The regional impact is devastating. The IMF slashed its 2026 growth forecast for the Middle East and Central Asia by a full 2 percentage points to 1.9%, reflecting the direct destruction of economic capacity in conflict zones and the secondary effects of trade disruption across the Gulf states. Iran's economy, already weakened by decades of sanctions, faces a contraction of at least 5% this year by the Fund's estimate. Even countries not directly involved in the fighting — Turkey, Egypt, Pakistan — are suffering from surging import costs and capital flight.
Emerging markets broadly are feeling the squeeze. The IMF revised its growth estimate for developing economies to 3.9% from 4.2%, a reduction driven by higher energy import bills, tighter dollar liquidity, and declining risk appetite among foreign investors. The Fund noted that central banks in emerging economies delivered a "successful disinflation without a recession" after the 2022 commodity shock but warned that a prolonged supply disruption could destabilize inflation expectations this time around, forcing tighter monetary policy at the worst possible moment.
The Developed World's Dilemma
For the United States, the IMF's forecast is less dire but still cautionary. The Fund projects U.S. growth at 2.0% for 2026, down from 2.3% in January, with the energy price shock acting as a de facto tax on consumers and businesses. The latest University of Michigan consumer sentiment survey, which dropped to a record low of 47.6 in April, validates the IMF's concern that households are already retrenching. One-year inflation expectations spiked to 4.8% from 3.8% in March — the largest single-month jump since April 2025 — suggesting that the energy shock is beginning to feed through to broader price expectations.
Europe faces a more acute version of the same problem. The eurozone's heavy dependence on imported energy means the Hormuz disruption hits household budgets and industrial margins simultaneously. The European Central Bank, which had been preparing for rate cuts in June, is now reconsidering the timeline as headline inflation reaccelerates. The IMF's eurozone growth forecast of 0.9% for 2026 assumes the conflict is contained; a prolonged disruption would push the continent toward stagnation.
What the Fund Is Telling Central Banks
The IMF's policy prescription is clear but difficult to execute. Central banks should "remain vigilant and be prepared to act clearly and decisively in line with their mandates," the report states, while "guarding against prolonged supply shocks destabilizing inflation expectations." In practice, this means holding rates steady or hiking if inflation expectations de-anchor, even if growth is slowing — the classic stagflationary bind that central bankers dread most.

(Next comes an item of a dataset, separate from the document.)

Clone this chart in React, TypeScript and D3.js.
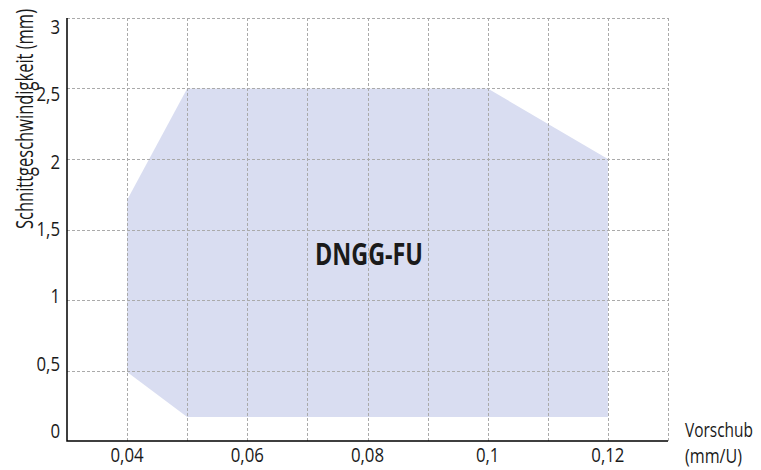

For traders, the IMF's adverse scenario is the one to model. If Brent crude sustains above $100 per barrel — a level it is approaching after Monday's 6% surge — and if the next University of Michigan reading on May 8 shows inflation expectations rising further, the probability of the 2.5% global growth scenario increases materially. That scenario implies significant downside for risk assets, wider credit spreads, and a flight to safe-haven assets including Treasuries, gold, and the dollar. The IMF has drawn the map. The next few weeks of diplomacy and data will determine which path the global economy takes.